• Problem to solve: Begin with the first line below and retype each line exactly through the line containing "fig = plt.figure(figsize=(10.61, 4.46), dpi=100, facecolor=bg)". Any pictures are to be left out.

• Collected material:

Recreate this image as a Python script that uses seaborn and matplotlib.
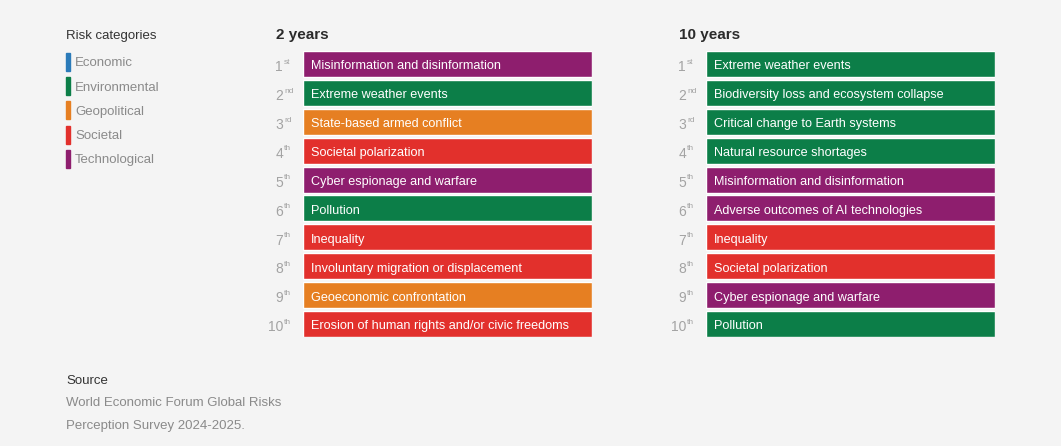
import pandas as pd
import matplotlib.pyplot as plt
import seaborn as sns

# data
risks_2y = ["Misinformation and disinformation", "Extreme weather events",
            "State-based armed conflict", "Societal polarization",
            "Cyber espionage and warfare", "Pollution", "Inequality",
            "Involuntary migration or displacement", "Geoeconomic confrontation",
            "Erosion of human rights and/or civic freedoms"]
cats_2y = ["Technological", "Environmental", "Geopolitical", "Societal",
           "Technological", "Environmental", "Societal", "Societal",
           "Geopolitical", "Societal"]

risks_10y = ["Extreme weather events", "Biodiversity loss and ecosystem collapse",
             "Critical change to Earth systems", "Natural resource shortages",
             "Misinformation and disinformation", "Adverse outcomes of AI technologies",
             "Inequality", "Societal polarization", "Cyber espionage and warfare",
             "Pollution"]
cats_10y = ["Environmental", "Environmental", "Environmental", "Environmental",
            "Technological", "Technological", "Societal", "Societal",
            "Technological", "Environmental"]

ranks = ["1", "2", "3", "4", "5", "6", "7", "8", "9", "10"]
suffixes = ["st", "nd", "rd", "th", "th", "th", "th", "th", "th", "th"]

categories = ["Economic", "Environmental", "Geopolitical", "Societal", "Technological"]
palette = {"Economic": "#2b7bb9", "Environmental": "#0c7e48",
           "Geopolitical": "#e67f22", "Societal": "#e2302c",
           "Technological": "#8e1e6e"}

bg = "#f4f4f4"
sns.set_theme(style="white")
plt.rcParams["font.family"] = ["Liberation Sans", "DejaVu Sans"]

fig = plt.figure(figsize=(10.61, 4.46), dpi=100, facecolor=bg)


def panel(left, title, risks, cats):
    ax = fig.add_axes([left / 1061, 1 - 337 / 446, 289 / 1061, 286 / 446])
    df = pd.DataFrame({"rank": ranks, "risk": risks, "cat": cats, "v": [1] * len(ranks)})
    sns.barplot(data=df, x="v", y="rank", hue="cat", palette=palette, dodge=False,
                width=0.9, legend=False, ax=ax, saturation=1, order=ranks)
    ax.set_xlim(0, 1)
    ax.set_ylim(9.45, -0.45)
    ax.axis("off")
    for i, r in enumerate(risks):
        ax.annotate(r, xy=(0, i), xycoords=("axes fraction", "data"),
                    xytext=(5.8, -0.7), textcoords="offset points",
                    color="white", fontsize=9.1, va="center_baseline", ha="left")
        ax.annotate(ranks[i], xy=(0, i), xycoords=("axes fraction", "data"),
                    xytext=(-14.4, -1.2), textcoords="offset points",
                    color="#a3a3a3", fontsize=10, va="center_baseline", ha="right")
        ax.annotate(suffixes[i], xy=(0, i), xycoords=("axes fraction", "data"),
                    xytext=(-13.6, 2.0), textcoords="offset points",
                    color="#a3a3a3", fontsize=6, va="center_baseline", ha="left")
    fig.text((left - 27) / 1061, 1 - 34 / 446, title, fontsize=11, fontweight="bold",
             color="#2b2b2b", va="center_baseline", ha="left")
    return ax


panel(303, "2 years", risks_2y, cats_2y)
panel(706, "10 years", risks_10y, cats_10y)

# legend
fig.text(66 / 1061, 1 - 34 / 446, "Risk categories", fontsize=9.5, color="#333333",
         va="center_baseline", ha="left")
for j, c in enumerate(categories):
    yc = 62 + j * 24.2
    fig.patches.append(plt.Rectangle((66 / 1061, 1 - (yc + 9) / 446), 3.5 / 1061, 18 / 446,
                                     transform=fig.transFigure, color=palette[c]))
    fig.text(75 / 1061, 1 - yc / 446, c, fontsize=9.5, color="#8a8a8a",
             va="center_baseline", ha="left")

# source
fig.text(66 / 1061, 1 - 380 / 446, "Source", fontsize=9.5, color="#333333",
         va="center_baseline", ha="left")
fig.text(66 / 1061, 1 - 401 / 446, "World Economic Forum Global Risks", fontsize=9.5,
         color="#8a8a8a", va="center_baseline", ha="left")
fig.text(66 / 1061, 1 - 424 / 446, "Perception Survey 2024-2025.", fontsize=9.5,
         color="#8a8a8a", va="center_baseline", ha="left")

fig.savefig("out.png", dpi=100, facecolor=bg)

• Task result:
Recreate this image as a Python script that uses seaborn and matplotlib.
import pandas as pd
import matplotlib.pyplot as plt
import seaborn as sns

# data
risks_2y = ["Misinformation and disinformation", "Extreme weather events",
            "State-based armed conflict", "Societal polarization",
            "Cyber espionage and warfare", "Pollution", "Inequality",
            "Involuntary migration or displacement", "Geoeconomic confrontation",
            "Erosion of human rights and/or civic freedoms"]
cats_2y = ["Technological", "Environmental", "Geopolitical", "Societal",
           "Technological", "Environmental", "Societal", "Societal",
           "Geopolitical", "Societal"]

risks_10y = ["Extreme weather events", "Biodiversity loss and ecosystem collapse",
             "Critical change to Earth systems", "Natural resource shortages",
             "Misinformation and disinformation", "Adverse outcomes of AI technologies",
             "Inequality", "Societal polarization", "Cyber espionage and warfare",
             "Pollution"]
cats_10y = ["Environmental", "Environmental", "Environmental", "Environmental",
            "Technological", "Technological", "Societal", "Societal",
            "Technological", "Environmental"]

ranks = ["1", "2", "3", "4", "5", "6", "7", "8", "9", "10"]
suffixes = ["st", "nd", "rd", "th", "th", "th", "th", "th", "th", "th"]

categories = ["Economic", "Environmental", "Geopolitical", "Societal", "Technological"]
palette = {"Economic": "#2b7bb9", "Environmental": "#0c7e48",
           "Geopolitical": "#e67f22", "Societal": "#e2302c",
           "Technological": "#8e1e6e"}

bg = "#f4f4f4"
sns.set_theme(style="white")
plt.rcParams["font.family"] = ["Liberation Sans", "DejaVu Sans"]

fig = plt.figure(figsize=(10.61, 4.46), dpi=100, facecolor=bg)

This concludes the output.